Target Environment: Cloud platforms (e.g., AWS, GCP, Azure), Kubernetes clusters, or on-premises systems where pipelines run.

Workflow:

Data engineers commit pipeline configurations or changes to a Git repository.
A CI pipeline validates changes (e.g., schema checks, unit tests).
The GitOps operator detects changes in the Git repository.
The operator reconciles the target environment to match the desired state in Git.
Monitoring tools track pipeline performance and report discrepancies.

Architecture Diagram Description

Since images cannot be included here, imagine a diagram with:

A Git Repository at the center, containing pipeline definitions (e.g., Airflow DAGs, dbt models).
An arrow to a CI/CD System (e.g., GitHub Actions) for testing and validation.
An arrow to a GitOps Operator (e.g., ArgoCD) that monitors the repository.
The operator connects to a Target Environment (e.g., Kubernetes cluster, AWS) where pipelines are deployed.
A Monitoring Layer (e.g., Prometheus) feeds back into the Git repository for observability.

 [Developer] --> [Git Repo] --> [CI/CD Pipeline] --> [GitOps Operator]
       |                                              |
       |----------------------------------------------|
                     [DataOps Platform]
               (Kubernetes / Databricks / AWS Glue)

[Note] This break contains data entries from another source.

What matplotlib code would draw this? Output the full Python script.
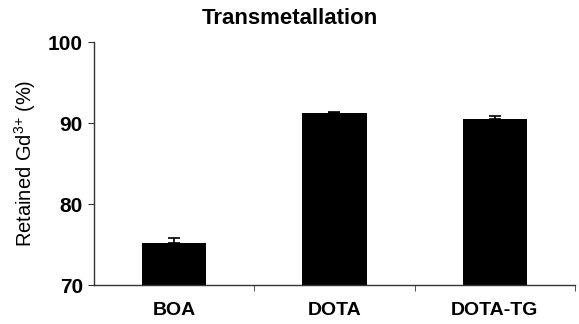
import matplotlib.pyplot as plt
import numpy as np

categories = ["BOA", "DOTA", "DOTA-TG"]
retained = [75.2, 91.2, 90.5]
errors = [0.6, 0.2, 0.35]

plt.rcParams['font.family'] = ['Liberation Sans', 'DejaVu Sans']
plt.rcParams['mathtext.default'] = 'regular'

fig = plt.figure(figsize=(5.79, 3.24), dpi=100)
ax = fig.add_axes([0.1623, 0.1194, 0.8307, 0.7506])

x = np.arange(len(categories))
lower = np.zeros(len(errors))
ax.bar(x, retained, width=0.4, color='black')
ax.errorbar(x, retained, yerr=[lower, errors], fmt='none', ecolor='black',
            elinewidth=1.2, capsize=4, capthick=1.2)

ax.set_xlim(-0.5, 2.5)
ax.set_ylim(70, 100)
ax.set_yticks([70, 80, 90, 100])
ax.set_xticks(x)
ax.set_xticklabels(categories, fontweight='bold', fontsize=14)
ax.set_xticks([0.5, 1.5, 2.5], minor=True)
ax.tick_params(axis='x', which='major', length=0, pad=12)
ax.tick_params(axis='x', which='minor', length=4, direction='out', color='#333333')
ax.tick_params(axis='y', length=4, direction='out', color='#333333', labelsize=15, pad=4)
for lbl in ax.get_yticklabels():
    lbl.set_fontweight('bold')

for s in ['top', 'right']:
    ax.spines[s].set_visible(False)
for s in ['left', 'bottom']:
    ax.spines[s].set_color('#333333')
    ax.spines[s].set_linewidth(1.0)

ax.set_ylabel('Retained Gd$^{3{+}}$ (%)', fontsize=14.5)
ax.yaxis.set_label_coords(-0.117, 0.5)
fig.text(0.5, 1 - 18 / 324, 'Transmetallation', fontweight='bold', fontsize=16,
         ha='center', va='center')

fig.savefig('out.png', dpi=100)
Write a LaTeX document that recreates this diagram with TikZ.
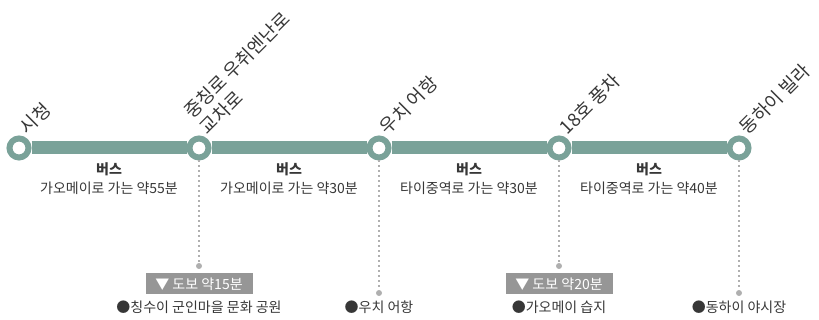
\documentclass[tikz,border=0pt]{standalone}
\usepackage{fontspec}
\setmainfont{Noto Sans CJK KR}
\usetikzlibrary{positioning, backgrounds}
\definecolor{linegreen}{RGB}{122,162,153}
\definecolor{txtgray}{RGB}{55,55,55}
\definecolor{boxgray}{RGB}{150,150,150}
\definecolor{dotgray}{RGB}{175,175,175}

\begin{document}
\begin{tikzpicture}[x=1pt, y=1pt, node distance=180pt, text=txtgray,
    font=\fontsize{14}{19}\selectfont,
    station/.style={circle, draw=linegreen, line width=6pt, fill=white, minimum size=19pt, inner sep=0pt},
    stname/.style={rotate=45, anchor=south west, align=left, inner sep=0pt, font=\fontsize{18.5}{22.5}\selectfont},
    track/.style={draw=linegreen, line width=13pt},
    seglabel/.style={anchor=north, align=center, inner sep=0pt, yshift=-14pt},
    walkline/.style={draw=dotgray, line width=1.5pt, dash pattern=on 1.5pt off 3.5pt},
    walkdot/.style={circle, fill=dotgray, minimum size=6pt, inner sep=0pt},
    walkbox/.style={fill=boxgray, text=white, minimum width=107pt, minimum height=21pt, inner sep=0pt, font=\fontsize{14}{16}\selectfont},
    place/.style={inner sep=0pt}]
    \useasboundingbox (0,0) rectangle (819,320);
    % Stations
    \node[station] (s1) at (19,172) {};
    \node[station, right of=s1] (s2) {};
    \node[station, right of=s2] (s3) {};
    \node[station, right of=s3] (s4) {};
    \node[station, right of=s4] (s5) {};
    \begin{scope}[on background layer]
        \foreach \a/\b in {s1/s2, s2/s3, s3/s4, s4/s5}
            \draw[track] (\a) -- (\b);
    \end{scope}
    
    % Station names
    \node[stname] (n1) at ([shift={(10,11)}]s1.center) {시청};
    \node[stname] (n2) at ([shift={(10,11)}]s2.center) {중칭로 우취엔난로\\교차로};
    \node[stname] (n3) at ([shift={(10,11)}]s3.center) {우치 어항};
    \node[stname] (n4) at ([shift={(10,11)}]s4.center) {18호 풍차};
    \node[stname] (n5) at ([shift={(10,11)}]s5.center) {동하이 빌라};
    
    % Bus legs
    \path (s1) -- node[seglabel] {\textbf{버스}\\가오메이로 가는 약55분} (s2);
    \path (s2) -- node[seglabel] {\textbf{버스}\\가오메이로 가는 약30분} (s3);
    \path (s3) -- node[seglabel] {\textbf{버스}\\타이중역로 가는 약30분} (s4);
    \path (s4) -- node[seglabel] {\textbf{버스}\\타이중역로 가는 약40분} (s5);
    
    % Walks to sights
    \coordinate (nearrow) at (0,54);
    \coordinate (farrow) at (0,27);
    \node[walkdot] (d2) at (s2 |- nearrow) {};
    \node[walkdot] (d3) at (s3 |- farrow) {};
    \node[walkdot] (d4) at (s4 |- nearrow) {};
    \node[walkdot] (d5) at (s5 |- farrow) {};
    \foreach \s/\d in {s2/d2, s3/d3, s4/d4, s5/d5}
        \draw[walkline] (\s.south) -- (\d);
    \node[walkbox] (b2) at ([yshift=-18pt]d2.center) {▼ 도보 약15분};
    \node[walkbox] (b4) at ([yshift=-18pt]d4.center) {▼ 도보 약20분};
    \coordinate (placerow) at (0,13);
    \node[place] (p2) at (s2 |- placerow) {●칭수이 군인마을 문화 공원};
    \node[place] (p3) at (s3 |- placerow) {●우치 어항};
    \node[place] (p4) at (s4 |- placerow) {●가오메이 습지};
    \node[place] (p5) at (s5 |- placerow) {●동하이 야시장};
\end{tikzpicture}
\end{document}
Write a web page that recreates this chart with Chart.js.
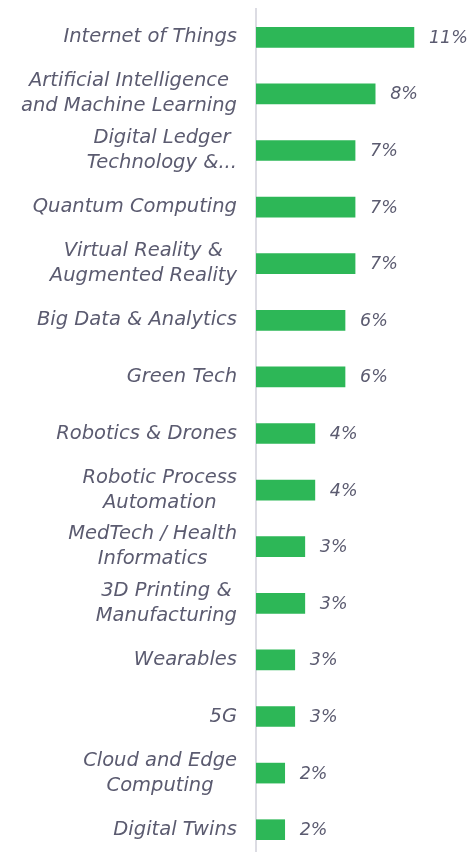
<!DOCTYPE html>
<html>
<head>
<meta charset="utf-8">
<script src="https://cdn.jsdelivr.net/npm/chart.js@4.4.1/dist/chart.umd.min.js"></script>
<style>
  html, body { margin: 0; padding: 0; background: #fff; overflow: hidden; }
  #wrap { width: 471px; height: 862px; position: relative; }
</style>
</head>
<body>
<div id="wrap"><canvas id="graphiqueBarres"></canvas></div>
<script>
var categories = [
  'Internet of Things',
  ['Artificial Intelligence', 'and Machine Learning'],
  ['Digital Ledger', 'Technology &...'],
  'Quantum Computing',
  ['Virtual Reality &', 'Augmented Reality'],
  'Big Data & Analytics',
  'Green Tech',
  'Robotics & Drones',
  ['Robotic Process', 'Automation'],
  ['MedTech / Health', 'Informatics'],
  ['3D Printing &', 'Manufacturing'],
  'Wearables',
  '5G',
  ['Cloud and Edge', 'Computing'],
  'Digital Twins'
];
var valeurs = [11.0, 8.3, 6.9, 6.9, 6.9, 6.2, 6.2, 4.1, 4.1, 3.4, 3.4, 2.7, 2.7, 2.0, 2.0];
var etiquettes = ['11%', '8%', '7%', '7%', '7%', '6%', '6%', '4%', '4%', '3%', '3%', '3%', '3%', '2%', '2%'];

var couleurTexte = '#5b5b70';
var famille = '"DejaVu Sans", Verdana, sans-serif';

// etiquettes des categories : bloc aligne a droite, lignes centrees entre elles
var etiquettesCategories = {
  id: 'etiquettesCategories',
  afterDraw: function(chart) {
    var ctx = chart.ctx;
    var echelle = chart.scales.y;
    var droite = 237;
    var hauteurLigne = 25;
    ctx.save();
    ctx.font = 'italic 19.5px ' + famille;
    ctx.fillStyle = couleurTexte;
    ctx.textAlign = 'center';
    ctx.textBaseline = 'middle';
    categories.forEach(function(cat, i) {
      var lignes = Array.isArray(cat) ? cat : [cat];
      var largeur = Math.max.apply(null, lignes.map(function(l) { return ctx.measureText(l).width; }));
      var cx = droite - largeur / 2;
      var y = echelle.getPixelForValue(i);
      var y0 = y - (lignes.length - 1) * hauteurLigne / 2;
      lignes.forEach(function(l, j) {
        ctx.fillText(l, cx, y0 + j * hauteurLigne);
      });
    });
    ctx.restore();
  }
};

// petites etiquettes au bout des barres (pas de plugin datalabels dispo)
var etiquettesBarres = {
  id: 'etiquettesBarres',
  afterDatasetsDraw: function(chart) {
    var ctx = chart.ctx;
    var meta = chart.getDatasetMeta(0);
    ctx.save();
    ctx.font = 'italic 17.5px ' + famille;
    ctx.fillStyle = couleurTexte;
    ctx.textAlign = 'left';
    ctx.textBaseline = 'middle';
    meta.data.forEach(function(bar, i) {
      ctx.fillText(etiquettes[i], bar.x + 15, bar.y + 1);
    });
    ctx.restore();
  }
};

var ctx = document.getElementById('graphiqueBarres').getContext('2d');
var graphique = new Chart(ctx, {
  type: 'bar',
  data: {
    labels: categories,
    datasets: [{
      data: valeurs,
      backgroundColor: '#2db757',
      borderWidth: 0,
      barThickness: 20
    }]
  },
  options: {
    indexAxis: 'y',
    responsive: true,
    maintainAspectRatio: false,
    animation: false,
    layout: { padding: { top: 9, right: 14, bottom: 4, left: 0 } },
    plugins: {
      legend: { display: false },
      tooltip: { enabled: false }
    },
    scales: {
      x: {
        display: false,
        min: 0,
        max: 14
      },
      y: {
        afterFit: function(scale) {
          scale.width = 256;
          scale.paddingTop = 0;
          scale.paddingBottom = 0;
        },
        grid: { display: false, drawTicks: false },
        border: { display: true, color: '#dcdce3', width: 2 },
        ticks: { display: false }
      }
    }
  },
  plugins: [etiquettesBarres, etiquettesCategories]
});
</script>
</body>
</html>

Integration Points with CI/CD or Cloud Tools

CI/CD Tools: GitHub Actions or GitLab CI can run tests (e.g., data quality checks) before merging changes. Example:

name: Test Data Pipeline
on: [push]
jobs:
  test:
    runs-on: ubuntu-latest
    steps:
      - uses: actions/checkout@v3
      - name: Run dbt tests
        run: dbt test

Cloud Tools: GitOps integrates with cloud services like AWS S3 (for data storage), Redshift (for data warehousing), or Kubernetes for orchestration.
GitOps Tools: ArgoCD integrates with Kubernetes to deploy data workloads, while Flux supports multi-cloud environments.

Installation & Getting Started

Basic Setup or Prerequisites

Git: Installed and configured for version control.
GitOps Tool: ArgoCD or Flux for reconciliation.
Data Pipeline Tool: Apache Airflow, dbt, or similar.
Cloud Environment: AWS, GCP, Azure, or a Kubernetes cluster.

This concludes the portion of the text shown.